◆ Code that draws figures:
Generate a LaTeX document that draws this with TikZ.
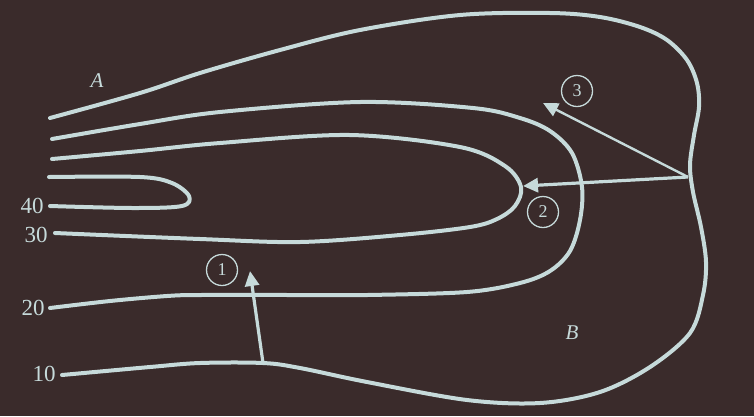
\documentclass[tikz,border=0pt]{standalone}
\usepackage{fontspec}
\setmainfont{Liberation Serif}
\usetikzlibrary{arrows.meta}
\definecolor{bg}{RGB}{58,43,43}
\definecolor{ink}{RGB}{198,218,218}
\begin{document}
\begin{tikzpicture}[x=1pt,y=-1pt,
  contour/.style={draw=ink,line width=4pt,line cap=round,line join=round},
  flow/.style={draw=ink,line width=3.2pt,-{Triangle[length=15pt,width=14pt]}},
  flowthin/.style={draw=ink,line width=2.4pt,-{Triangle[length=15pt,width=14pt]}},
  lvl/.style={text=ink,font=\fontsize{23}{23}\selectfont,inner sep=0pt},
  zone/.style={text=ink,font=\fontsize{21}{21}\selectfont\itshape,inner sep=0pt},
  circ/.style={circle,draw=ink,line width=1.3pt,text=ink,minimum size=31pt,inner sep=0pt,font=\fontsize{18}{18}\selectfont}]
\fill[bg] (0,0) rectangle (754,416);
\useasboundingbox (0,0) rectangle (754,416);
% contour 10
\draw[contour] plot[smooth,tension=0.55] coordinates {(50,118) (140,93) (200,73) (280,50) (360,30) (460,15) (550,13) (600,17) (640,27) (667,40) (687,60) (697,83) (699,107) (694,135) (690,165) (693,192) (701,227) (706,262) (703,295) (690,333) (650,367) (600,392) (540,403) (467,400) (367,382) (300,368) (263,363) (200,363) (150,367) (62,375)};
% contour 20
\draw[contour] plot[smooth,tension=0.55] coordinates {(52,139) (140,124) (220,112) (360,102) (473,108) (520,118) (550,131) (572,153) (582,187) (580,220) (570,251) (550,271) (520,283) (467,292) (367,295) (300,295) (200,295) (167,296) (110,301) (50,308)};
% contour 30
\draw[contour] plot[smooth,tension=0.55] coordinates {(52,159) (140,151) (220,143) (350,135) (460,147) (505,166) (521,187) (515,206) (497,219) (470,227) (400,235) (300,242) (200,239) (55,233)};
% contour 40
\draw[contour] plot[smooth,tension=0.55] coordinates {(49,177) (140,177) (172,183) (189,196) (182,206) (133,208) (50,206)};
% arrows
\coordinate (b1) at (263,363);
\coordinate (t1) at (250,271);
\coordinate (b23) at (688,177);
\coordinate (t2) at (523,186);
\coordinate (t3) at (543,103);
\draw[flow] (b1) -- (t1);
\draw[flow] (b23) -- (t2);
\draw[flowthin] (b23) -- (t3);
% labels
\node[lvl] (l40) at (32,206) {40};
\node[lvl] (l30) at (36,235) {30};
\node[lvl] (l20) at (33,308) {20};
\node[lvl] (l10) at (44,374) {10};
\node[zone] (za) at (97,81) {A};
\node[zone] (zb) at (572,333) {B};
\node[circ] (c1) at (222,270) {1};
\node[circ] (c2) at (543,212) {2};
\node[circ] (c3) at (577,91) {3};
\end{tikzpicture}
\end{document}
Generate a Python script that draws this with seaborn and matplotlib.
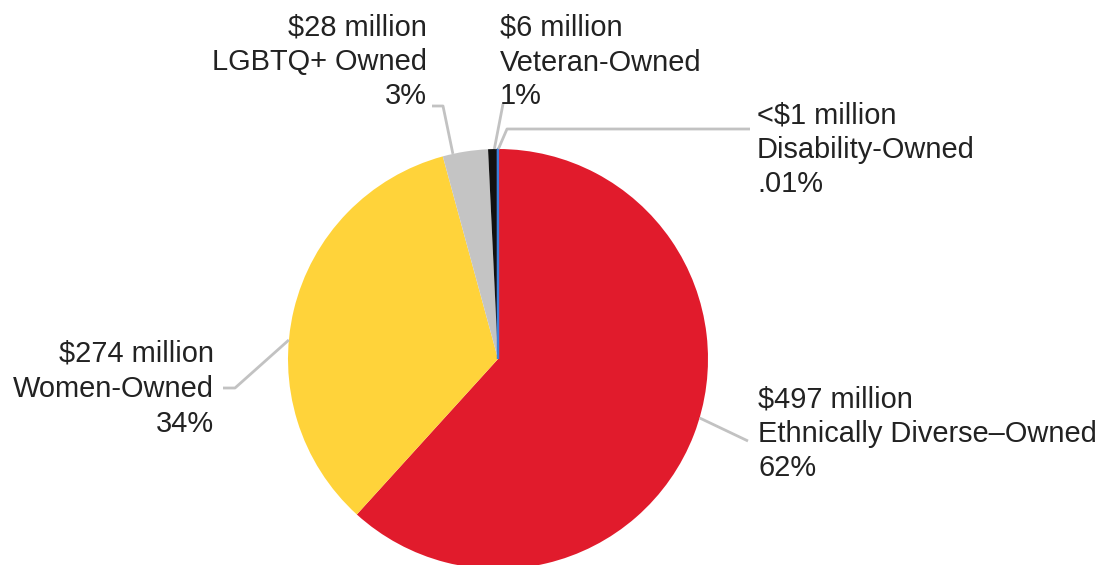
import numpy as np
import matplotlib
matplotlib.use("Agg")
import matplotlib.pyplot as plt
import seaborn as sns

# Supplier spend by ownership category (millions of USD)
categories = ["Ethnically Diverse–Owned", "Women-Owned", "LGBTQ+ Owned",
              "Veteran-Owned", "Disability-Owned"]
spend = [497, 274, 28, 6, 0.08]
amount_labels = ["$497 million", "$274 million", "$28 million",
                 "$6 million", "<$1 million"]
share_labels = ["62%", "34%", "3%", "1%", ".01%"]
colors = ["#E11B2C", "#FFD33A", "#C4C4C4", "#111111", "#3D7FD9"]

sns.set_theme(style="white")
plt.rcParams["font.family"] = ["Liberation Sans", "DejaVu Sans"]

W, H = 1101, 565
fig = plt.figure(figsize=(W / 100, H / 100), dpi=100)
ax = fig.add_axes([0, 0, 1, 1])


def py(y):
    """Convert a top-down pixel row into the axes' bottom-up coordinate."""
    return H - y


cx, cy, R = 498, py(359), 210
wedges, _ = ax.pie(spend, colors=colors, startangle=90, counterclock=False,
                   center=(cx, cy), radius=R,
                   wedgeprops=dict(linewidth=0))
# keep the hair-thin disability slice visible
wedges[-1].set_edgecolor(colors[-1])
wedges[-1].set_linewidth(1.6)

ax.set_xlim(0, W)
ax.set_ylim(0, H)
ax.set_aspect("auto")
ax.axis("off")

text_color = "#222222"
line_color = "#C2C2C2"
fs = 20.9

# label layout: anchor angle on the rim, leader path, text x, alignment, baselines
layout = [
    dict(angle=-16.3, path=[(748, 441)], x=758, ha="left", base=[407, 442, 476]),
    dict(angle=174.8, path=[(235, 388), (223, 388)], x=214, ha="right", base=[362, 397, 432]),
    dict(angle=102.4, path=[(443, 106), (432, 106)], x=427, ha="right", base=[36, 70, 104]),
    dict(angle=91.0, path=[(503, 104)], x=500, ha="left", base=[36, 71, 104]),
    dict(angle=89.9, path=[(507, 129), (750, 129)], x=757, ha="left", base=[123, 158, 192]),
]

for i, spec in enumerate(layout):
    a = np.deg2rad(spec["angle"])
    xs = [cx + R * np.cos(a)] + [p[0] for p in spec["path"]]
    ys = [cy + R * np.sin(a)] + [py(p[1]) for p in spec["path"]]
    ax.plot(xs, ys, color=line_color, lw=2, solid_capstyle="butt", zorder=1)
    lines = [amount_labels[i], categories[i], share_labels[i]]
    for txt, b in zip(lines, spec["base"]):
        ax.text(spec["x"], py(b), txt, ha=spec["ha"], va="baseline",
                fontsize=fs, color=text_color)

fig.savefig("out.png", dpi=100, facecolor="white")
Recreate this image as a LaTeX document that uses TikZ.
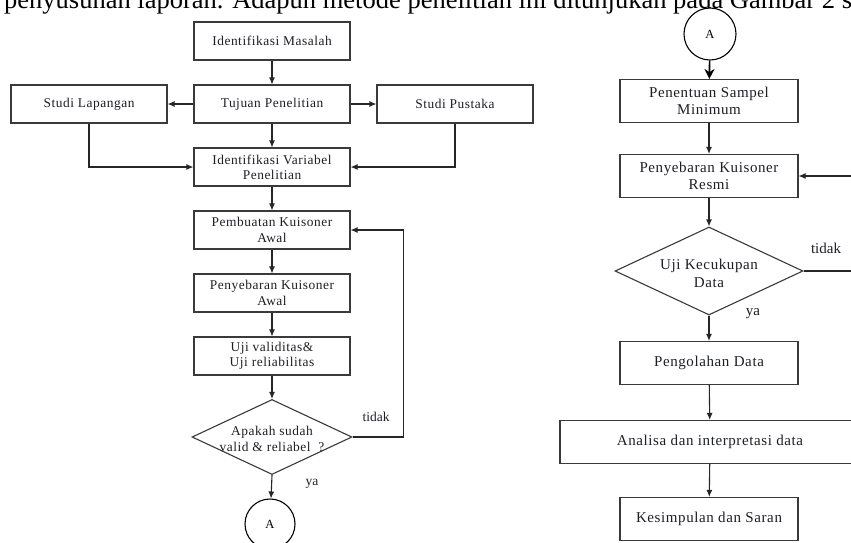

◆ Directions for this task: Set the pictures aside and transcribe the data above exactly.

◆ Result:
Generate a LaTeX document that draws this with TikZ.
\documentclass[tikz,border=0pt]{standalone}
\usepackage{fontspec}
\setmainfont{Liberation Serif}
\usetikzlibrary{arrows.meta}
\definecolor{bg}{RGB}{58,43,43}
\definecolor{ink}{RGB}{198,218,218}
\begin{document}
\begin{tikzpicture}[x=1pt,y=-1pt,
  contour/.style={draw=ink,line width=4pt,line cap=round,line join=round},
  flow/.style={draw=ink,line width=3.2pt,-{Triangle[length=15pt,width=14pt]}},
  flowthin/.style={draw=ink,line width=2.4pt,-{Triangle[length=15pt,width=14pt]}},
  lvl/.style={text=ink,font=\fontsize{23}{23}\selectfont,inner sep=0pt},
  zone/.style={text=ink,font=\fontsize{21}{21}\selectfont\itshape,inner sep=0pt},
  circ/.style={circle,draw=ink,line width=1.3pt,text=ink,minimum size=31pt,inner sep=0pt,font=\fontsize{18}{18}\selectfont}]
\fill[bg] (0,0) rectangle (754,416);
\useasboundingbox (0,0) rectangle (754,416);
% contour 10
\draw[contour] plot[smooth,tension=0.55] coordinates {(50,118) (140,93) (200,73) (280,50) (360,30) (460,15) (550,13) (600,17) (640,27) (667,40) (687,60) (697,83) (699,107) (694,135) (690,165) (693,192) (701,227) (706,262) (703,295) (690,333) (650,367) (600,392) (540,403) (467,400) (367,382) (300,368) (263,363) (200,363) (150,367) (62,375)};
% contour 20
\draw[contour] plot[smooth,tension=0.55] coordinates {(52,139) (140,124) (220,112) (360,102) (473,108) (520,118) (550,131) (572,153) (582,187) (580,220) (570,251) (550,271) (520,283) (467,292) (367,295) (300,295) (200,295) (167,296) (110,301) (50,308)};
% contour 30
\draw[contour] plot[smooth,tension=0.55] coordinates {(52,159) (140,151) (220,143) (350,135) (460,147) (505,166) (521,187) (515,206) (497,219) (470,227) (400,235) (300,242) (200,239) (55,233)};
% contour 40
\draw[contour] plot[smooth,tension=0.55] coordinates {(49,177) (140,177) (172,183) (189,196) (182,206) (133,208) (50,206)};
% arrows
\coordinate (b1) at (263,363);
\coordinate (t1) at (250,271);
\coordinate (b23) at (688,177);
\coordinate (t2) at (523,186);
\coordinate (t3) at (543,103);
\draw[flow] (b1) -- (t1);
\draw[flow] (b23) -- (t2);
\draw[flowthin] (b23) -- (t3);
% labels
\node[lvl] (l40) at (32,206) {40};
\node[lvl] (l30) at (36,235) {30};
\node[lvl] (l20) at (33,308) {20};
\node[lvl] (l10) at (44,374) {10};
\node[zone] (za) at (97,81) {A};
\node[zone] (zb) at (572,333) {B};
\node[circ] (c1) at (222,270) {1};
\node[circ] (c2) at (543,212) {2};
\node[circ] (c3) at (577,91) {3};
\end{tikzpicture}
\end{document}
Generate a Python script that draws this with seaborn and matplotlib.
import numpy as np
import matplotlib
matplotlib.use("Agg")
import matplotlib.pyplot as plt
import seaborn as sns

# Supplier spend by ownership category (millions of USD)
categories = ["Ethnically Diverse–Owned", "Women-Owned", "LGBTQ+ Owned",
              "Veteran-Owned", "Disability-Owned"]
spend = [497, 274, 28, 6, 0.08]
amount_labels = ["$497 million", "$274 million", "$28 million",
                 "$6 million", "<$1 million"]
share_labels = ["62%", "34%", "3%", "1%", ".01%"]
colors = ["#E11B2C", "#FFD33A", "#C4C4C4", "#111111", "#3D7FD9"]

sns.set_theme(style="white")
plt.rcParams["font.family"] = ["Liberation Sans", "DejaVu Sans"]

W, H = 1101, 565
fig = plt.figure(figsize=(W / 100, H / 100), dpi=100)
ax = fig.add_axes([0, 0, 1, 1])


def py(y):
    """Convert a top-down pixel row into the axes' bottom-up coordinate."""
    return H - y


cx, cy, R = 498, py(359), 210
wedges, _ = ax.pie(spend, colors=colors, startangle=90, counterclock=False,
                   center=(cx, cy), radius=R,
                   wedgeprops=dict(linewidth=0))
# keep the hair-thin disability slice visible
wedges[-1].set_edgecolor(colors[-1])
wedges[-1].set_linewidth(1.6)

ax.set_xlim(0, W)
ax.set_ylim(0, H)
ax.set_aspect("auto")
ax.axis("off")

text_color = "#222222"
line_color = "#C2C2C2"
fs = 20.9

# label layout: anchor angle on the rim, leader path, text x, alignment, baselines
layout = [
    dict(angle=-16.3, path=[(748, 441)], x=758, ha="left", base=[407, 442, 476]),
    dict(angle=174.8, path=[(235, 388), (223, 388)], x=214, ha="right", base=[362, 397, 432]),
    dict(angle=102.4, path=[(443, 106), (432, 106)], x=427, ha="right", base=[36, 70, 104]),
    dict(angle=91.0, path=[(503, 104)], x=500, ha="left", base=[36, 71, 104]),
    dict(angle=89.9, path=[(507, 129), (750, 129)], x=757, ha="left", base=[123, 158, 192]),
]

for i, spec in enumerate(layout):
    a = np.deg2rad(spec["angle"])
    xs = [cx + R * np.cos(a)] + [p[0] for p in spec["path"]]
    ys = [cy + R * np.sin(a)] + [py(p[1]) for p in spec["path"]]
    ax.plot(xs, ys, color=line_color, lw=2, solid_capstyle="butt", zorder=1)
    lines = [amount_labels[i], categories[i], share_labels[i]]
    for txt, b in zip(lines, spec["base"]):
        ax.text(spec["x"], py(b), txt, ha=spec["ha"], va="baseline",
                fontsize=fs, color=text_color)

fig.savefig("out.png", dpi=100, facecolor="white")
Recreate this image as a LaTeX document that uses TikZ.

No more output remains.